The statement by the AAP, and the accompanying technical report, stated that children and adolescents may be harmed when adults have easier access to marijuana for medical and recreational purposes.
Research has confirmed that marijuana can be very harmful to adolescent health and development, and so making it more available to adults, even if restrictions are in place, will increase the access for teenagers. In fact, campaigns to decriminalise or legalise marijuana can have the effect of persuading teenagers that marijuana is not dangerous, which can, consequently, have a devastating impact on their lifelong health and development.
The AAP reminded that marijuana can affect memory and concentration, and interfere with learning in children and adolescents - making it harder for them to finish high school or pursue a university degree. Alterations in muscle motor control, coordination, judgement, reaction time, and tracking ability have all been researched and documented, and these may contribute to unintentional deaths and injuries among adolescents, and even adults if they drive motor vehicles while being intoxicated by marijuana.
Currently, commercial sale of marijuana has been legalised in the US states of Colorado, Washington, Oregon, Alaska, and the District of Columbia; and decriminalised in 18 states. The dispensing of marijuana for medical purposes is legal in 23 states, and the dispensing of cannabinoids for medical reasons is permitted in 11 states, according to the National Organization for the Reform of Marijuana Laws in the USA. However, the possession of specified quantities of marijuana is still considered to be a criminal offence under federal law.
The statement by the American Academy of Pediatrics also noted its opposition to the use of medical marijuana "outside the regulatory process of the US Food and Drug Administration", while acknowledging that "marijuana may currently be an option for cannabinoid administration in children with life-limiting or severely debilitating conditions, and for whom current therapies are inadequate". Additionally, the AAP called for the decriminalisation of marijuana use, but called on paediatricians in states where marijuana sale is legal, to lobby for its closer regulation.

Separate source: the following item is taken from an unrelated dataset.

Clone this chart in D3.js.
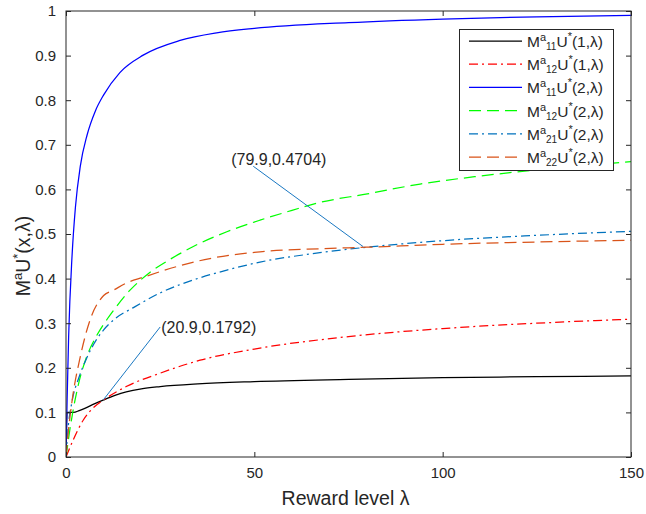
<!DOCTYPE html>
<html><head><meta charset="utf-8">
<script src="https://cdnjs.cloudflare.com/ajax/libs/d3/7.8.5/d3.min.js"></script>
<style>
html,body{margin:0;padding:0;background:#fff;}
svg{display:block;font-family:"Liberation Sans",Arial,Helvetica,sans-serif;}
</style></head>
<body><svg id="chart" width="646" height="514"></svg>
<script>
// ---- data ----
const xTicks = [0, 50, 100, 150];
const yTicks = [0, 0.1, 0.2, 0.3, 0.4, 0.5, 0.6, 0.7, 0.8, 0.9, 1];
const yTickLabels = ["0","0.1","0.2","0.3","0.4","0.5","0.6","0.7","0.8","0.9","1"];

const lamBlue = [0, 0.3, 0.7, 1.6, 2.5, 3.8, 5.6, 7.8, 10, 14.3, 20.5, 30.3, 40, 50, 75, 100, 125, 150];
const valBlue = [0, 0.13, 0.27, 0.45, 0.56, 0.652, 0.722, 0.776, 0.812, 0.862, 0.901, 0.934, 0.951, 0.961, 0.974, 0.982, 0.987, 0.99];

const lamBlack = [0, 0.3, 2, 3.5, 5, 7.5, 10, 13, 16, 20, 25, 35, 50, 75, 100, 125, 150];
const valBlack = [0, 0.1, 0.1, 0.104, 0.109, 0.119, 0.128, 0.138, 0.146, 0.153, 0.158, 0.164, 0.169, 0.174, 0.178, 0.18, 0.182];

const lamRed = [0, 1.9, 4.6, 7.2, 10, 16, 25, 35.6, 50, 75, 100, 125, 150];
const valRed = [0, 0.038, 0.083, 0.11, 0.128, 0.158, 0.188, 0.217, 0.242, 0.27, 0.288, 0.3, 0.309];

const lamGreen = [0, 1, 2, 3.5, 5.5, 8, 11, 13, 17, 22, 27.6, 33.8, 42.7, 51.5, 60, 66.5, 80, 94, 110, 130, 150];
const valGreen = [0, 0.06, 0.11, 0.17, 0.225, 0.27, 0.31, 0.333, 0.374, 0.412, 0.443, 0.472, 0.505, 0.531, 0.553, 0.569, 0.59, 0.612, 0.63, 0.648, 0.662];

const lamDD = [0, 0.5, 1.5, 3.5, 5.5, 8, 10, 13, 17.9, 25, 33.8, 42.7, 51.5, 67.4, 79.9, 100, 125, 150];
const valDD = [0, 0.06, 0.12, 0.18, 0.222, 0.262, 0.285, 0.31, 0.335, 0.368, 0.397, 0.419, 0.437, 0.458, 0.4704, 0.485, 0.497, 0.506];

const lamOrange = [0, 0.3, 1.6, 3.8, 6.5, 10, 12.6, 16, 20.5, 29.4, 38.2, 51.5, 67.4, 79.9, 100, 125, 150];
const valOrange = [0, 0.03, 0.125, 0.225, 0.31, 0.362, 0.374, 0.39, 0.403, 0.427, 0.445, 0.46, 0.467, 0.4704, 0.477, 0.482, 0.486];

const seriesSub = ["11", "12", "11", "12", "21", "22"];
const seriesArg = ["1", "1", "2", "2", "2", "2"];

const annotTexts = ["(20.9,0.1792)", "(79.9,0.4704)"];
const annotPoints = [[9.9, 0.128], [78.9, 0.4716]];
const annotEnds = [[25, 0.2915], [49.7, 0.652]];

// ---- layout ----
const svg = d3.select("#chart");
const L = 66, R = 631, T = 11, B = 457;
const x = d3.scaleLinear().domain([0, 150]).range([L, R]);
const y = d3.scaleLinear().domain([0, 1]).range([B, T]);
const axisColor = "#262626";

const series = [
  {lam: lamBlack, val: valBlack, color: "#000000", dash: null},
  {lam: lamRed, val: valRed, color: "#ff0000", dash: "9,4,2,4"},
  {lam: lamBlue, val: valBlue, color: "#0000ff", dash: null},
  {lam: lamGreen, val: valGreen, color: "#00ff00", dash: "12,6"},
  {lam: lamDD, val: valDD, color: "#0072bd", dash: "9,4,2,4"},
  {lam: lamOrange, val: valOrange, color: "#d95319", dash: "12,6"}
];

svg.append("rect").attr("x", L).attr("y", T).attr("width", R - L).attr("height", B - T).attr("fill", "#fff");

svg.append("clipPath").attr("id", "clip").append("rect")
  .attr("x", L).attr("y", T - 1).attr("width", R - L).attr("height", B - T + 1);

const line = d3.line().x(d => x(d[0])).y(d => y(d[1])).curve(d3.curveMonotoneX);
const plot = svg.append("g").attr("clip-path", "url(#clip)");

series.forEach(s => {
  const pts = s.lam.map((l, i) => [l, s.val[i]]);
  plot.append("path").attr("d", line(pts)).attr("fill", "none")
    .attr("stroke", s.color).attr("stroke-width", 1.25)
    .attr("stroke-dasharray", s.dash);
});

// annotations
annotTexts.forEach((t, i) => {
  const p = annotPoints[i], e = annotEnds[i];
  svg.append("line").attr("x1", x(p[0])).attr("y1", y(p[1]))
    .attr("x2", x(e[0])).attr("y2", y(e[1]))
    .attr("stroke", "#1a78c2").attr("stroke-width", 1);
});
svg.append("text").attr("x", x(annotEnds[0][0]) + 1).attr("y", y(annotEnds[0][1]) + 6)
  .attr("font-size", 16).attr("fill", "#262626").text(annotTexts[0]);
svg.append("text").attr("x", x(annotEnds[1][0]) - 22).attr("y", y(annotEnds[1][1]) - 1)
  .attr("font-size", 16).attr("fill", "#262626").text(annotTexts[1]);

// axes
const gx = svg.append("g").attr("transform", `translate(0,${B})`)
  .call(d3.axisBottom(x).tickValues(xTicks).tickSizeInner(-5).tickSizeOuter(0).tickPadding(10).tickFormat(d3.format("d")));
const gxt = svg.append("g").attr("transform", `translate(0,${T})`)
  .call(d3.axisTop(x).tickValues(xTicks).tickSizeInner(-5).tickSizeOuter(0).tickFormat(""));
const gy = svg.append("g").attr("transform", `translate(${L},0)`)
  .call(d3.axisLeft(y).tickValues(yTicks).tickSizeInner(-5).tickSizeOuter(0).tickPadding(10)
    .tickFormat((d, i) => yTickLabels[i]));
const gyr = svg.append("g").attr("transform", `translate(${R},0)`)
  .call(d3.axisRight(y).tickValues(yTicks).tickSizeInner(-5).tickSizeOuter(0).tickFormat(""));

[gx, gxt, gy, gyr].forEach(g => {
  g.select(".domain").remove();
  g.selectAll(".tick line").attr("stroke", axisColor).attr("stroke-width", 1);
  g.selectAll(".tick text").attr("fill", axisColor).attr("font-size", 15)
    .attr("font-family", "Liberation Sans, Arial, sans-serif");
});
svg.append("rect").attr("x", L).attr("y", T).attr("width", R - L).attr("height", B - T)
  .attr("fill", "none").attr("stroke", axisColor).attr("stroke-width", 1);

// axis labels
svg.append("text").attr("x", (L + R) / 2 - 3).attr("y", 505).attr("text-anchor", "middle")
  .attr("font-size", 19.5).attr("fill", axisColor)
  .text("Reward level λ");

const yl = svg.append("text").attr("transform", `translate(30,${(T + B) / 2 + 22}) rotate(-90)`)
  .attr("text-anchor", "middle").attr("font-size", 19.5).attr("fill", axisColor);
yl.append("tspan").text("M");
yl.append("tspan").attr("font-size", 13).attr("dy", -8).text("a");
yl.append("tspan").attr("dy", 8).text("U");
yl.append("tspan").attr("font-size", 13).attr("dy", -8).text("*");
yl.append("tspan").attr("dy", 8).text("(x,λ)");

// legend
const lg = svg.append("g");
lg.append("rect").attr("x", 459.5).attr("y", 29.5).attr("width", 154).attr("height", 141)
  .attr("fill", "#fff").attr("stroke", axisColor).attr("stroke-width", 1);
series.forEach((s, i) => {
  const cy = 41 + i * 23.2;
  lg.append("line").attr("x1", 469).attr("x2", 522).attr("y1", cy).attr("y2", cy)
    .attr("stroke", s.color).attr("stroke-width", 1.25).attr("stroke-dasharray", s.dash);
  const t = lg.append("text").attr("x", 527).attr("y", cy + 6).attr("font-size", 15.5).attr("fill", axisColor);
  t.append("tspan").text("M");
  t.append("tspan").attr("font-size", 11).attr("dy", -6).text("a");
  t.append("tspan").attr("font-size", 10).attr("dy", 9).text(seriesSub[i]);
  t.append("tspan").attr("dy", -3).text("U");
  t.append("tspan").attr("font-size", 11).attr("dy", -7).text("*");
  t.append("tspan").attr("dy", 7).text("(" + seriesArg[i] + ",λ)");
});
</script></body></html>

In those states, the AAP believes that revenue from this regulation should be used to support research on the health risks and benefits of marijuana. Those regulations should include strict penalties for those who sell marijuana or marijuana products to those younger than 21 years; education and diversion programmes for people younger than 21 years who possess marijuana; point-of-sale restrictions; and other marketing restrictions.
In addition to opposing the legalisation of marijuana, the AAP also opposes the smoking of marijuana because of the documented health effects, and urges adults not to use the drug in the presence of children.
This warning by the AAP also has implications for children in Jamaica whose parents smoke ganja in their presence, whether for recreation or for religious purposes. Our children are likely to suffer the same harmful consequences identified by the American Academy of Pediatrics, including a more injurious impact on brain structure and function than would occur if they were adults.
So, in light of the current Bill in our Parliament to decriminalise the use of ganja, as well as the findings in North America that such moves have made it easier for adolescents to access marijuana for use despite restrictions, where does this leave us regarding the future welfare of our children and adolescents?